(What needs to be done):
Your task is to repeat all of the data exactly while excluding the pictures.

(Data excerpt):
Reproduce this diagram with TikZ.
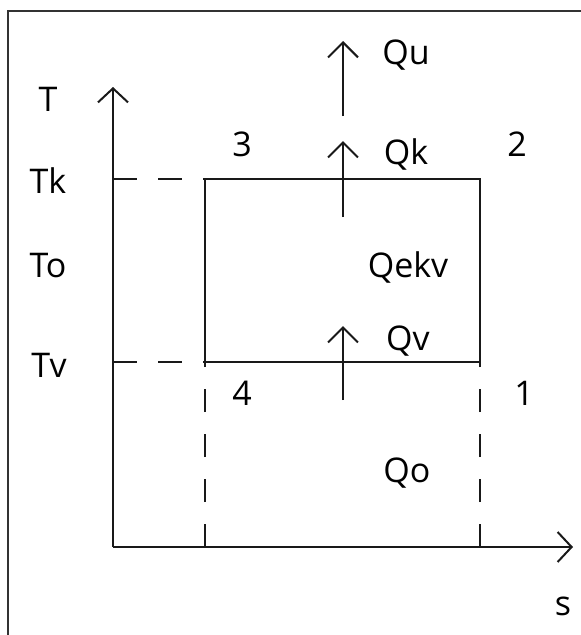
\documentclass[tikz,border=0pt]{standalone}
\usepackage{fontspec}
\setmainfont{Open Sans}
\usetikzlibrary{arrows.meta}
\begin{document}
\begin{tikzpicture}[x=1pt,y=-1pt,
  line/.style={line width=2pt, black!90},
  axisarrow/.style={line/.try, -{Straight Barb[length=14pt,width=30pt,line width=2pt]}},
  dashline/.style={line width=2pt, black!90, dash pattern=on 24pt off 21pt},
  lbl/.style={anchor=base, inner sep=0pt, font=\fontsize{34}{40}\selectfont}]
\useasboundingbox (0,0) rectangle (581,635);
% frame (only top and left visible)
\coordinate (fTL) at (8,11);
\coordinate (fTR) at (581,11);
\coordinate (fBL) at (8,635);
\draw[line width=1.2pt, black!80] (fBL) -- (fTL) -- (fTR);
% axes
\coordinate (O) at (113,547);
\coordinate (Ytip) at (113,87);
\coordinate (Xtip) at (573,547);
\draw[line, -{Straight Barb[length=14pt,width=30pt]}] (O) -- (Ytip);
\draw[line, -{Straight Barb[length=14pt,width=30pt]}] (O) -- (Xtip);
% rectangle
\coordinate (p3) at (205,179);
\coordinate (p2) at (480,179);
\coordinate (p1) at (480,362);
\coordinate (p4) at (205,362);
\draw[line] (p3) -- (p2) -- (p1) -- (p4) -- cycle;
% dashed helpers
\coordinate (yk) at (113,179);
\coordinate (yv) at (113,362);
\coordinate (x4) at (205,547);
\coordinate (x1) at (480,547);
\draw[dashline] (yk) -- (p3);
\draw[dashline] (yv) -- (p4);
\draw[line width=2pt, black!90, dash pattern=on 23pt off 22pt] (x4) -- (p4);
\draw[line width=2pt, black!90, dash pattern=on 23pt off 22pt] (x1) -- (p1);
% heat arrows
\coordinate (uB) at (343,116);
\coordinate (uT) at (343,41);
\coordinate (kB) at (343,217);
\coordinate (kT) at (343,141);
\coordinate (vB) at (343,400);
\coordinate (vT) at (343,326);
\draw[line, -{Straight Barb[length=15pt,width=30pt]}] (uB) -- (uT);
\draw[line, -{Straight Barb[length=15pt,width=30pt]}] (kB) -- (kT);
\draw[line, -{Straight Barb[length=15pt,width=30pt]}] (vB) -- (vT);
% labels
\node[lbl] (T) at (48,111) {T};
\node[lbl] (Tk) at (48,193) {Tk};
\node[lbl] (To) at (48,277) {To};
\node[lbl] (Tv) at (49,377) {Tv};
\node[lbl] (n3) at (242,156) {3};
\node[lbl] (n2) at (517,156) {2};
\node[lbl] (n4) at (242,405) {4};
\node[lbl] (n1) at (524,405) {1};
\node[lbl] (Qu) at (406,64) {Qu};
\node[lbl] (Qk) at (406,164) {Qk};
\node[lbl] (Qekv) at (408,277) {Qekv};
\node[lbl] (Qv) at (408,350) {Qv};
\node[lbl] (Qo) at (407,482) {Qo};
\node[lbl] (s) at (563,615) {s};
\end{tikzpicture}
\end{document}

(Solution to the exercise):
Reproduce this diagram with TikZ.
\documentclass[tikz,border=0pt]{standalone}
\usepackage{fontspec}
\setmainfont{Open Sans}
\usetikzlibrary{arrows.meta}
\begin{document}
\begin{tikzpicture}[x=1pt,y=-1pt,
  line/.style={line width=2pt, black!90},
  axisarrow/.style={line/.try, -{Straight Barb[length=14pt,width=30pt,line width=2pt]}},
  dashline/.style={line width=2pt, black!90, dash pattern=on 24pt off 21pt},
  lbl/.style={anchor=base, inner sep=0pt, font=\fontsize{34}{40}\selectfont}]
\useasboundingbox (0,0) rectangle (581,635);
% frame (only top and left visible)
\coordinate (fTL) at (8,11);
\coordinate (fTR) at (581,11);
\coordinate (fBL) at (8,635);
\draw[line width=1.2pt, black!80] (fBL) -- (fTL) -- (fTR);
% axes
\coordinate (O) at (113,547);
\coordinate (Ytip) at (113,87);
\coordinate (Xtip) at (573,547);
\draw[line, -{Straight Barb[length=14pt,width=30pt]}] (O) -- (Ytip);
\draw[line, -{Straight Barb[length=14pt,width=30pt]}] (O) -- (Xtip);
% rectangle
\coordinate (p3) at (205,179);
\coordinate (p2) at (480,179);
\coordinate (p1) at (480,362);
\coordinate (p4) at (205,362);
\draw[line] (p3) -- (p2) -- (p1) -- (p4) -- cycle;
% dashed helpers
\coordinate (yk) at (113,179);
\coordinate (yv) at (113,362);
\coordinate (x4) at (205,547);
\coordinate (x1) at (480,547);
\draw[dashline] (yk) -- (p3);
\draw[dashline] (yv) -- (p4);
\draw[line width=2pt, black!90, dash pattern=on 23pt off 22pt] (x4) -- (p4);
\draw[line width=2pt, black!90, dash pattern=on 23pt off 22pt] (x1) -- (p1);
% heat arrows
\coordinate (uB) at (343,116);
\coordinate (uT) at (343,41);
\coordinate (kB) at (343,217);
\coordinate (kT) at (343,141);
\coordinate (vB) at (343,400);
\coordinate (vT) at (343,326);
\draw[line, -{Straight Barb[length=15pt,width=30pt]}] (uB) -- (uT);
\draw[line, -{Straight Barb[length=15pt,width=30pt]}] (kB) -- (kT);
\draw[line, -{Straight Barb[length=15pt,width=30pt]}] (vB) -- (vT);
% labels
\node[lbl] (T) at (48,111) {T};
\node[lbl] (Tk) at (48,193) {Tk};
\node[lbl] (To) at (48,277) {To};
\node[lbl] (Tv) at (49,377) {Tv};
\node[lbl] (n3) at (242,156) {3};
\node[lbl] (n2) at (517,156) {2};
\node[lbl] (n4) at (242,405) {4};
\node[lbl] (n1) at (524,405) {1};
\node[lbl] (Qu) at (406,64) {Qu};
\node[lbl] (Qk) at (406,164) {Qk};
\node[lbl] (Qekv) at (408,277) {Qekv};
\node[lbl] (Qv) at (408,350) {Qv};
\node[lbl] (Qo) at (407,482) {Qo};
\node[lbl] (s) at (563,615) {s};
\end{tikzpicture}
\end{document}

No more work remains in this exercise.